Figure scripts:
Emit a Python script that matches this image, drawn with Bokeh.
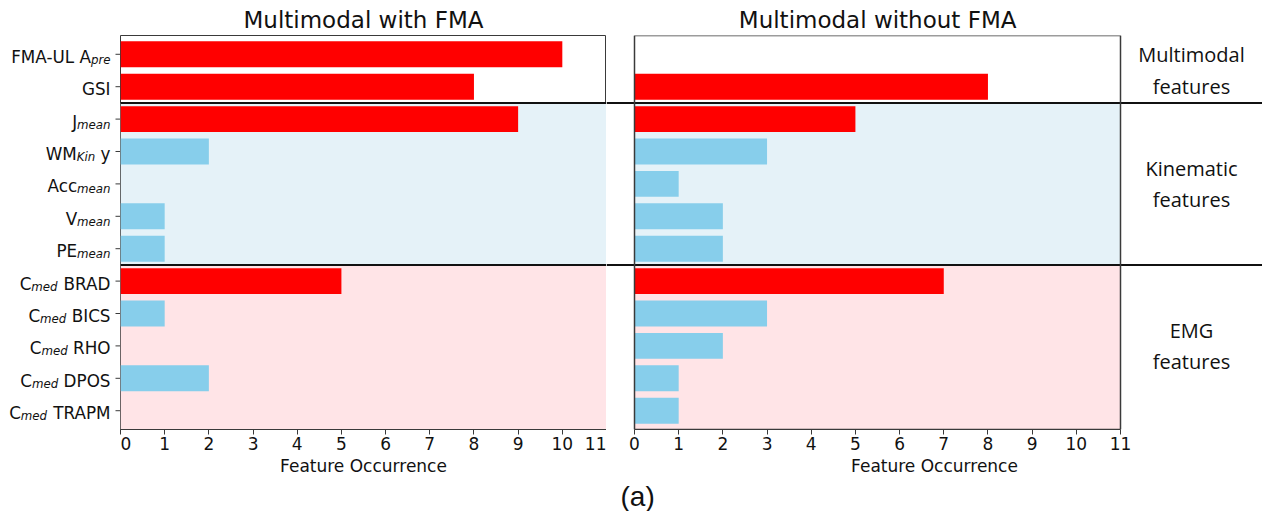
from bokeh.plotting import figure
from bokeh.models import Range1d, FixedTicker, Title, ColumnDataSource
from bokeh.layouts import row
from bokeh.embed import file_html
from bokeh.resources import INLINE
from bokeh.core.properties import value

# ---------------- data ----------------
# label pieces: (text, "n" = normal, "s" = subscript)
feature_labels = [
    [("FMA-UL A", "n"), ("pre", "s")],
    [("GSI", "n")],
    [("J", "n"), ("mean", "s")],
    [("WM", "n"), ("Kin", "s"), (" y", "n")],
    [("Acc", "n"), ("mean", "s")],
    [("V", "n"), ("mean", "s")],
    [("PE", "n"), ("mean", "s")],
    [("C", "n"), ("med", "s"), (" BRAD", "n")],
    [("C", "n"), ("med", "s"), (" BICS", "n")],
    [("C", "n"), ("med", "s"), (" RHO", "n")],
    [("C", "n"), ("med", "s"), (" DPOS", "n")],
    [("C", "n"), ("med", "s"), (" TRAPM", "n")],
]
with_fma = [10, 8, 9, 2, 0, 1, 1, 5, 1, 0, 2, 0]
without_fma = [0, 8, 5, 3, 1, 2, 2, 7, 3, 2, 1, 1]
selected = [True, True, True, False, False, False, False, True, False, False, False, False]
group_of = [0, 0, 1, 1, 1, 1, 1, 2, 2, 2, 2, 2]
group_names = ["Multimodal\nfeatures", "Kinematic\nfeatures", "EMG\nfeatures"]
panel_titles = ["Multimodal with FMA", "Multimodal without FMA"]
x_ticks = list(range(12))
x_label = "Feature Occurrence"
panel_tag = "(a)"

# ---------------- style ----------------
FONT = "DejaVu Sans"
RED = "#ff0000"
BLUE = "#87ceeb"
BAND = [None, "#e5f2f8", "#ffe4e7"]
SPINE = "#3a3a3a"
TXT = "#111111"
TICK_FS = 16.8
SUB_FS = TICK_FS * 0.7
AX_FS = "17px"

n = len(feature_labels)
idx = list(range(n))
Y0, Y1 = n - 1 + 0.58, -0.58          # bottom, top (index 0 at top)
XMAX = 11
FRAME_W, FRAME_H = 486, 396
TOP, BOTTOM = 35, 80
H = TOP + FRAME_H + BOTTOM
PX = FRAME_W / XMAX                    # pixels per x unit
PXY = FRAME_H / (Y0 - Y1)              # pixels per row unit
LAB_W = 120
GAP = 28
RIGHT_W = 656
x2_start = -GAP / PX
x2_end = x2_start + RIGHT_W / PX

W = {' ': 651, '-': 739, 'A': 1401, 'B': 1405, 'C': 1430, 'D': 1577, 'E': 1294,
     'F': 1178, 'G': 1548, 'H': 1540, 'I': 604, 'J': 604, 'K': 1343, 'L': 1141,
     'M': 1767, 'O': 1612, 'P': 1235, 'R': 1423, 'S': 1300, 'T': 1251, 'U': 1499,
     'V': 1401, 'W': 2025, 'a': 1255, 'c': 1126, 'd': 1300, 'e': 1260, 'i': 569,
     'm': 1995, 'n': 1298, 'p': 1300, 'r': 842, 'y': 1212}


def tw(s, size):
    return sum(W.get(ch, 1200) for ch in s) / 2048 * size


colors = [RED if s else BLUE for s in selected]
boundaries = [i + 0.5 for i in range(n - 1) if group_of[i] != group_of[i + 1]]
groups = sorted(set(group_of))
group_centers = [sum(i for i in idx if group_of[i] == g) / group_of.count(g) for g in groups]
y_range = Range1d(Y0, Y1)


def band_extent(g):
    members = [i for i in idx if group_of[i] == g]
    top = Y1 if g == groups[0] else members[0] - 0.5
    bot = Y0 if g == groups[-1] else members[-1] + 0.5
    return top, bot


def style_xaxis(p):
    ax = p.xaxis[0]
    ax.ticker = FixedTicker(ticks=x_ticks)
    ax.axis_label = x_label
    ax.axis_label_text_font = FONT
    ax.axis_label_text_font_size = AX_FS
    ax.axis_label_text_font_style = "normal"
    ax.axis_label_text_color = TXT
    ax.axis_label_standoff = 3
    ax.major_label_text_font = FONT
    ax.major_label_text_font_size = AX_FS
    ax.major_label_text_color = TXT
    ax.major_label_standoff = 2
    ax.major_tick_out = 5
    ax.major_tick_in = 0
    ax.minor_tick_line_color = None
    ax.axis_line_color = SPINE
    ax.major_tick_line_color = SPINE


def panel(p, values, x_left, x_right):
    for g in groups:
        if BAND[g]:
            t, b = band_extent(g)
            p.quad(left=0, right=XMAX, top=t, bottom=b, fill_color=BAND[g], line_color=None)
    src = ColumnDataSource(dict(y=idx, v=values, c=colors))
    p.hbar(y="y", left=0, right="v", height=0.8, fill_color="c", line_color=None, source=src)
    p.segment(x0=[x_left] * len(boundaries), x1=[x_right] * len(boundaries),
              y0=boundaries, y1=boundaries, line_color=TXT, line_width=2)
    p.xgrid.visible = False
    p.ygrid.visible = False
    style_xaxis(p)


def style_title(p, text, align, offset):
    p.title.text = text
    p.title.text_font = FONT
    p.title.text_font_size = "23px"
    p.title.text_font_style = "normal"
    p.title.text_color = TXT
    p.title.align = align
    p.title.offset = offset
    p.title.standoff = 6


# ---------------- tick-label strip (left) ----------------
lab = figure(width=LAB_W, height=H, x_range=Range1d(0, LAB_W), y_range=y_range,
             x_axis_location=None, y_axis_location=None, output_backend="svg",
             toolbar_location=None, min_border_left=0, min_border_right=0,
             min_border_top=TOP, min_border_bottom=BOTTOM)
lab.outline_line_color = None
lab.xgrid.visible = False
lab.ygrid.visible = False
# tick marks of the left panel's y axis
lab.segment(x0=[LAB_W - 5] * n, x1=[LAB_W] * n, y0=idx, y1=idx, line_color=SPINE, line_width=1)

pieces = dict(x=[], y=[], t=[], fs=[], st=[])
for i, parts in enumerate(feature_labels):
    xr = LAB_W - 10.0
    for text, kind in reversed(parts):
        fs = TICK_FS if kind == "n" else SUB_FS
        pieces["x"].append(xr)
        pieces["y"].append(i + (2.5 if kind == "n" else 5.5) / PXY)
        pieces["t"].append(text.lstrip(" "))
        pieces["fs"].append(f"{fs:.1f}px")
        pieces["st"].append("normal" if kind == "n" else "italic")
        xr -= tw(text, fs)
lab.text(x="x", y="y", text="t", text_font_size="fs", text_font_style="st",
         text_font=value(FONT), text_color=TXT, text_align="right",
         text_baseline="alphabetic", source=ColumnDataSource(pieces))

# ---------------- left panel ----------------
p1 = figure(width=FRAME_W, height=H, x_range=Range1d(0, XMAX), y_range=y_range,
            y_axis_location=None, output_backend="svg", toolbar_location=None,
            min_border_left=0, min_border_right=0, min_border_top=TOP, min_border_bottom=BOTTOM)
p1.outline_line_color = SPINE
p1.outline_line_width = 1
panel(p1, with_fma, 0, XMAX)
style_title(p1, panel_titles[0], "center", 0)

# ---------------- right panel ----------------
p2 = figure(width=RIGHT_W, height=H, x_range=Range1d(x2_start, x2_end), y_range=y_range,
            y_axis_location=None, output_backend="svg", toolbar_location=None,
            min_border_left=0, min_border_right=0, min_border_top=TOP, min_border_bottom=BOTTOM)
p2.outline_line_color = None
panel(p2, without_fma, x2_start, x2_end)
p2.xaxis[0].bounds = (0, XMAX)
p2.quad(left=0, right=XMAX, top=Y1, bottom=Y0, fill_color=None, line_color=SPINE, line_width=1.5)

title2_w = tw(panel_titles[1], 23)
style_title(p2, panel_titles[1], "left", GAP + FRAME_W / 2 - title2_w / 2 + 9)

p2.text(x=[(XMAX + x2_end) / 2] * len(groups), y=group_centers, text=group_names,
        text_font=value("Open Sans"), text_font_size="20px", text_align="center",
        text_baseline="middle", text_line_height=1.15, text_color=TXT)

tag = Title(text=panel_tag, text_font="Liberation Sans", text_font_size="28px",
            text_font_style="normal", text_color=TXT, align="left", offset=GAP - 14, standoff=0)
p2.add_layout(tag, "below")

layout = row(lab, p1, p2)
open("out.html", "w").write(file_html(layout, INLINE))
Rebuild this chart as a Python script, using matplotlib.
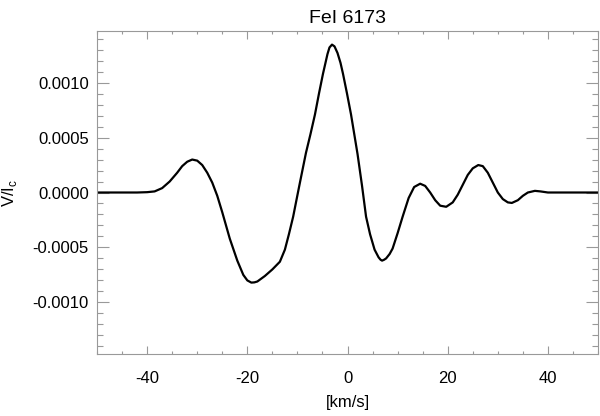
import matplotlib
matplotlib.use("Agg")
import matplotlib.pyplot as plt
from matplotlib.ticker import MultipleLocator, FormatStrFormatter

plt.rcParams['font.family'] = ['Liberation Sans', 'DejaVu Sans']

# Stokes V profile, velocity in km/s
vel = [-50, -42, -40, -38.5, -37, -35.5, -34, -33, -32, -31, -30, -29, -28,
       -27, -26, -25, -23.5, -22, -20.8, -20, -19.2, -18.6, -18, -16.5, -15,
       -13.5, -12.5, -11.7, -10.85, -10.2, -9.5, -8.3, -7.4, -6.5, -5.7,
       -4.9, -4, -3.6, -3.1, -2.6, -2, -1.4, -0.9, -0.1, 0.7, 1.35, 2, 2.9,
       3.7, 4.5, 5.4, 6.2, 6.6, 6.9, 7.3, 7.7, 8.4, 9, 10, 11, 12.2, 13.3,
       14.5, 15.5, 16.5, 17.5, 18.5, 19.7, 21, 22, 23, 24, 25, 26.1, 27, 28,
       29, 30, 31, 32, 32.8, 34, 35, 36, 37.4, 38.5, 40, 50]
stokes_v = [0, 0, 0.000003, 0.00001, 0.00004, 0.00010, 0.00018, 0.00024,
            0.00028, 0.00030, 0.00029, 0.00025, 0.00018, 0.00009, -0.00003,
            -0.00018, -0.00042, -0.00062, -0.00075, -0.00080, -0.00082,
            -0.000818, -0.00081, -0.00076, -0.00070, -0.00063, -0.00052,
            -0.00038, -0.00022, -0.00007, 0.00009, 0.00036, 0.00053, 0.00071,
            0.00090, 0.00108, 0.00126, 0.00132, 0.001346, 0.00133, 0.00127,
            0.00118, 0.00108, 0.00090, 0.00071, 0.00053, 0.00035, 0.00006,
            -0.00022, -0.00038, -0.00052, -0.00059, -0.000612, -0.00062,
            -0.000612, -0.00060, -0.00056, -0.00051, -0.00037, -0.00022,
            -0.00005, 0.00005, 0.00008, 0.00006, 0.0, -0.00007, -0.00012,
            -0.00013, -0.00009, -0.00002, 0.00007, 0.00016, 0.00022, 0.00025,
            0.00024, 0.00018, 0.00009, 0.0, -0.00006, -0.00009, -0.000095,
            -0.00007, -0.00003, 0.0, 0.000015, 0.00001, 0.0, 0.0]

fig = plt.figure(figsize=(6, 4.16), dpi=100)
ax = fig.add_axes([0.1617, 0.149, 0.835, 0.7765])

ax.plot(vel, stokes_v, color='black', lw=1.6)

ax.set_xlim(-50, 50)
ax.set_ylim(-0.00147, 0.00147)
ax.xaxis.set_major_locator(MultipleLocator(20))
ax.xaxis.set_minor_locator(MultipleLocator(5))
ax.yaxis.set_major_locator(MultipleLocator(0.0005))
ax.yaxis.set_minor_locator(MultipleLocator(0.0001))
ax.yaxis.set_major_formatter(FormatStrFormatter('%.4f'))
ax.xaxis.set_major_formatter(FormatStrFormatter('%d'))

grey = '#999999'
for s in ax.spines.values():
    s.set_color(grey)
    s.set_linewidth(0.8)
ax.tick_params(axis='both', which='both', direction='in', color=grey,
               top=True, right=True, labelsize=12, width=0.8)
ax.tick_params(axis='x', which='major', length=6, pad=12)
ax.tick_params(axis='x', which='minor', length=2.5)
ax.tick_params(axis='y', which='major', length=8.5, pad=6)
ax.tick_params(axis='y', which='minor', length=4)

ax.set_title('FeI 6173', fontsize=14, pad=6)
ax.set_xlabel('[km/s]', fontsize=12, labelpad=7)
ax.set_ylabel('V/I$_\\mathregular{c}$', fontsize=12, labelpad=10)

fig.savefig('out.png', dpi=100)
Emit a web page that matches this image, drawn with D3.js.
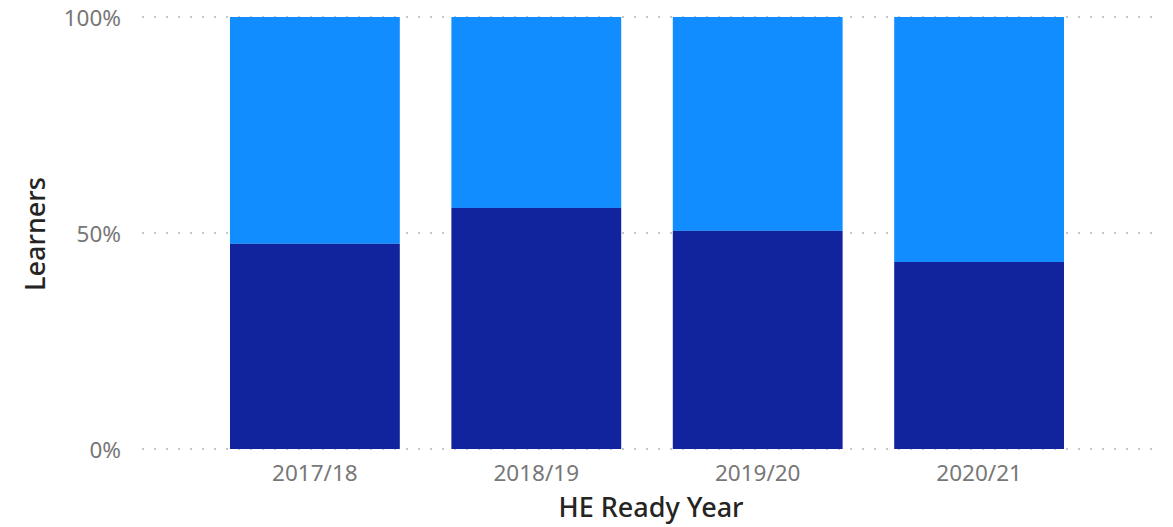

Your instructions:
Copy out every line holding the string "Python".

Correct response:
Emit a Python script that matches this image, drawn with Bokeh.
Rebuild this chart as a Python script, using matplotlib.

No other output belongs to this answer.